I believe in aristocracy… If that is the right word, and if a democrat may use it. Not an aristocracy of power based upon rank and influence, but an aristocracy of the sensitive the considerate, and the plucky. Its members are to be found in all nations and all classes, and all through the ages, and there is a secret understanding between them when they meet. They represent the true human tradition, the one permanent victory of our queer race over cruelty and chaos. Thousands of them perish in obscurity, a few are great names. They are sensitive for others, as for themselves, they are considerate without being fussy, their pluck is not swankiness but the power to endure, and they can take a joke.

I like Forster’s definition of “aristocracy”, especially in an American context where we don’t have a hereditary noble class. I believe there are few people who would fall into that category considering the malaise modern Western society finds itself in, but I believe those of us who constitute the Society of Southern Gentlemen would very well qualify.

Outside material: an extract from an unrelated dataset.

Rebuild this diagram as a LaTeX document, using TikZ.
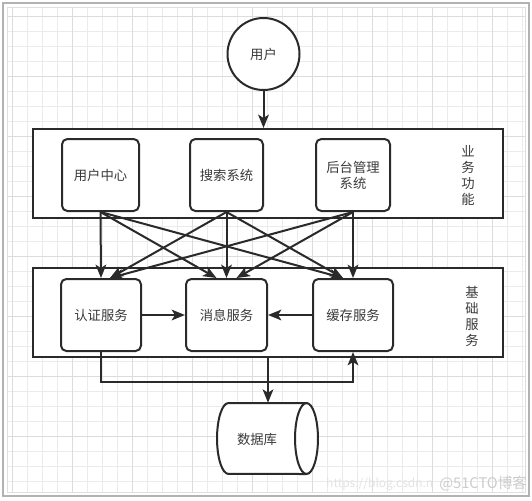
\documentclass[tikz,border=0pt]{standalone}
\usepackage{fontspec}
\newfontfamily\cjk{Noto Sans CJK SC}
\usetikzlibrary{arrows.meta}
\definecolor{linecol}{HTML}{2A2A2A}
\definecolor{textcol}{HTML}{3A3A3A}
\definecolor{gridminor}{HTML}{EBEBEB}
\definecolor{gridmajor}{HTML}{DCDCDC}

\begin{document}
\begin{tikzpicture}[x=0.75pt, y=-0.75pt,
        every node/.style={font=\cjk\fontsize{10}{12}\selectfont, text=textcol},
        group/.style={draw=linecol, line width=1.5pt, fill=white, minimum width=352.5pt, minimum height=66.75pt, inner sep=0pt},
        box/.style={draw=linecol, line width=1.5pt, rounded corners=4pt, fill=white, minimum height=54pt, inner sep=0pt, align=center},
        arr/.style={draw=linecol, line width=1.5pt, -{Stealth[length=10pt, width=8pt, inset=2.5pt]}},
        side/.style={align=center}
    ]
        \useasboundingbox (0,0) rectangle (532,500);
        \fill [white] (0,0) rectangle (532,500);

        % grid paper
        \foreach \gx in {12,27,...,522} \draw [gridminor, line width=0.6pt] (\gx,7) -- (\gx,492);
        \foreach \gy in {16,31,...,481} \draw [gridminor, line width=0.6pt] (7,\gy) -- (525,\gy);
        \foreach \gx in {12,72,...,492} \draw [gridmajor, line width=0.6pt] (\gx,7) -- (\gx,492);
        \foreach \gy in {16,76,...,436} \draw [gridmajor, line width=0.6pt] (7,\gy) -- (525,\gy);
        \draw [gray!25, line width=0.6pt] (7,7) rectangle (525,492);
        \draw [gray!60, line width=0.8pt] (3,3) rectangle (529,496);

        \node [circle, draw=linecol, line width=1.5pt, fill=white, minimum size=54pt, inner sep=0pt] (user) at (263.5, 54) {用户};

        \node [group] (biz) at (268, 173.5) {};
        \node [box, minimum width=57.75pt] (uc) at (100.5, 175) {用户中心};
        \node [box, minimum width=54.75pt] (ss) at (226.5, 175) {搜索系统};
        \node [box, minimum width=55.5pt] (ht) at (353, 175) {后台管理\\系统};
        \node [side] (bizlabel) at (468, 176) {业\\务\\功\\能};

        \node [group] (base) at (268, 312.5) {};
        \node [box, minimum width=60pt] (rz) at (101, 315) {认证服务};
        \node [box, minimum width=60.75pt] (xx) at (226.5, 315) {消息服务};
        \node [box, minimum width=60pt] (hc) at (353, 315) {缓存服务};
        \node [side] (baselabel) at (472, 316) {基\\础\\服\\务};

        % database drum, lying on its side
        \node [minimum width=75.75pt, minimum height=53.25pt, inner sep=0pt] (db) at (267.5, 438.5) {};
        \filldraw [draw=linecol, fill=white, line width=1.5pt]
            (306.5, 403) -- (228.5, 403) arc [start angle=90, end angle=270, x radius=8.6pt, y radius=26.6pt]
            -- (306.5, 474) arc [start angle=-90, end angle=90, x radius=8.6pt, y radius=26.6pt] -- cycle;
        \draw [linecol, line width=1.5pt] (306.5, 403) arc [start angle=90, end angle=270, x radius=8.6pt, y radius=26.6pt];
        \node (dblabel) at (257, 439) {数据库};

        \node [anchor=east, text=gray!22, font=\cjk\fontsize{9}{11}\selectfont] (csdn) at (438, 484) {https://blog.csdn.n};
        \node [anchor=west, inner sep=0pt, text=gray!40, font=\cjk\fontsize{11}{13}\selectfont] (cto) at (439, 484) {@51CTO博客};

        \draw [arr] (user) -- (user |- biz.north);

        \draw [arr] (uc.south) -- (rz.north);
        \draw [arr] (uc.south) -- ([xshift=-7.5pt]xx.north);
        \draw [arr] (uc.south) -- ([xshift=-7.5pt]hc.north);
        \draw [arr] (ss.south) -- ([xshift=6.75pt]rz.north);
        \draw [arr] (ss.south) -- (xx.north);
        \draw [arr] (ss.south) -- ([xshift=-7.5pt]hc.north);
        \draw [arr] (ht.south) -- ([xshift=6.75pt]rz.north);
        \draw [arr] (ht.south) -- ([xshift=7.5pt]xx.north);
        \draw [arr] (ht.south) -- (hc.north);

        \draw [arr] (rz) -- (xx);
        \draw [arr] (hc) -- (xx);
        \draw [arr] (rz.south) -- ++(0,30) -| (hc.south);
        \draw [arr] (base.south) -- (base.south |- db.north);
    \end{tikzpicture}
\end{document}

We have to remember, though, that as cultures collapse, the old regime is replaced by its usurpers, as we are experiencing in America today. It reminds me of the cycles we can observe in British history. We are told of Brutus of Troy by Geoffrey of Monmouth, whom many learned academians dismiss as a fable-maker, how Brutus founded the peoples known later as the Britons. The Britons had an aristocracy that was overthrown by the pagan Saxons, who installed their own nobility in place of the displaced Britons. We know that Saxon rule was toppled by the Franco-Normans led by William the Bastard, whose followers sired the ancestors to most of Great Briton’s current diminishing aristocracy. Some of their cadet branches settled in the colonies to form the Virginia aristocracy so loathed by the Puritan New Englanders. Several of the Founding Fathers were bred from this stock. They didn’t have titles, but they did have names and influence.

Personally I don’t have a problem with hereditary aristocracy. I believe we still see it in many small town communities through the United States, although we might not recognize it as such. We see families that have influenced their communities for generations; respected by the ladies and gentlemen of the community, loathed by those of ill breeding. Mobility and urban life have done great damage to this aspect of civil society, but this rural aristocracy is worth preserving. Instead of being jealous of established families, we should recognize them for their contributions to the community. We should want to associate with them for the betterment of the whole. Not all of us can be community leaders, but we all can be community supporters.